With about a dozen competitive races around the country, a loss for the Republicans in Alaska would hand the Democrats a seat they had little chance of taking before the case heated up. Stevens had been under investigation since 2006, and a federal grand jury indicted him in July.
Stevens' attorneys decried the timing of the senator's prosecution from the very beginning, repeatedly citing its proximity to the November election. The judge expedited the trial so that Stevens would have a chance to resolve the case by Election Day. But a conviction would deal a blow to Republicans' efforts.
The National Republican Senatorial Committee chairman, Sen. John Ensign, R-Nev., summed up the concern as lawyers in the case made final pitches to the jury.
"If the trial comes to a conclusion and, as he believes, that he is found innocent, I think that he will win that election up there," Ensign told the Associated Press. "If it goes the other way, obviously, it really won't matter what happens in the election."
After his indictment, Stevens resigned his leadership roles on the Senate Commerce Committee and the Appropriations Committee's defense appropriations subcommittee. The ethics panel could convene to review the court case's outcome, and possibly vote to recommend his expulsion from the Senate.
If the committee were to recommend expulsion, the vote would then go to the full Senate, before which Stevens would have an opportunity to defend himself.
In the meantime, if convicted, he would be allowed to conduct business as usual, as that alone does not mean an automatic ouster from his seat. If he were to appeal a conviction, it's unclear when the committee would consider the matter.
Alaska Gov.

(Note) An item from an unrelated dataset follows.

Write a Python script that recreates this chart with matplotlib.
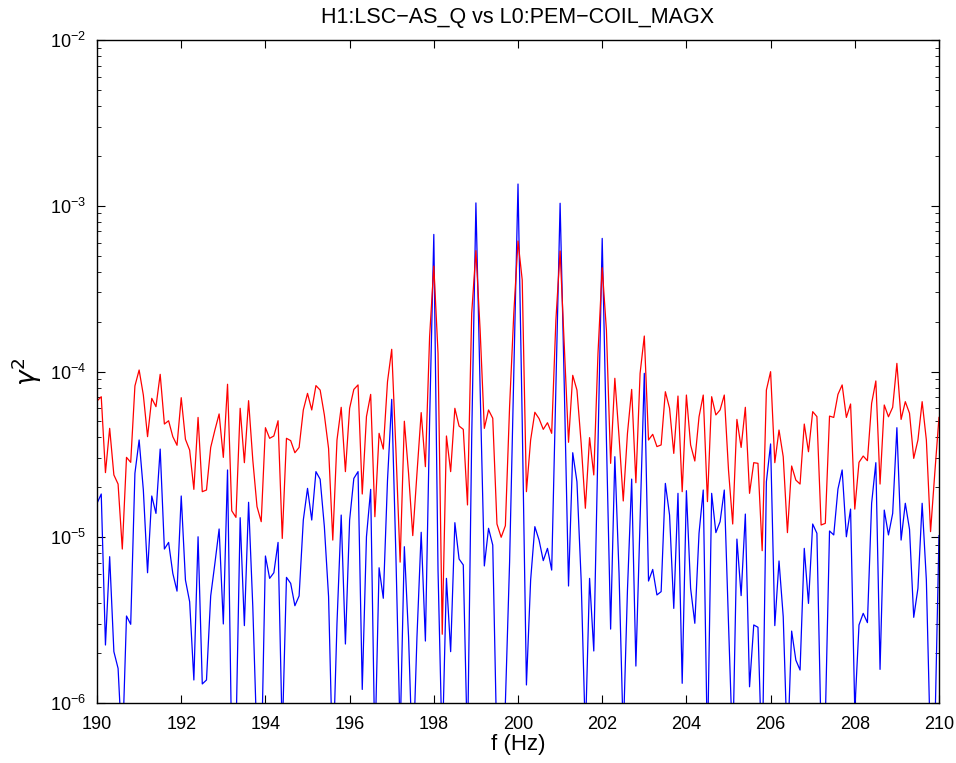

Sarah Palin, the Republican vice presidential nominee, would appoint Stevens' interim replacement if he's kicked out of the Senate. A special election would take place at a later date to fill the spot.
Four Senators have been convicted of crimes while in office: Joseph Burton and John Hipple Mitchell in 1905, Truman Newberry in 1921 and Harrison Williams in 1981. Burton and Williams resigned before they could be expelled. Mitchell died before expulsion occurred and Newberry's conviction was overturned.
Fifteen members have been expelled from the Senate since 1789; fourteen of those cases were members charged with supporting the Confederacy. In several other cases, most recently the 1995 case of Bob Packwood, R-Ore., the senator has resigned before expulsion comes to a vote before the full Senate.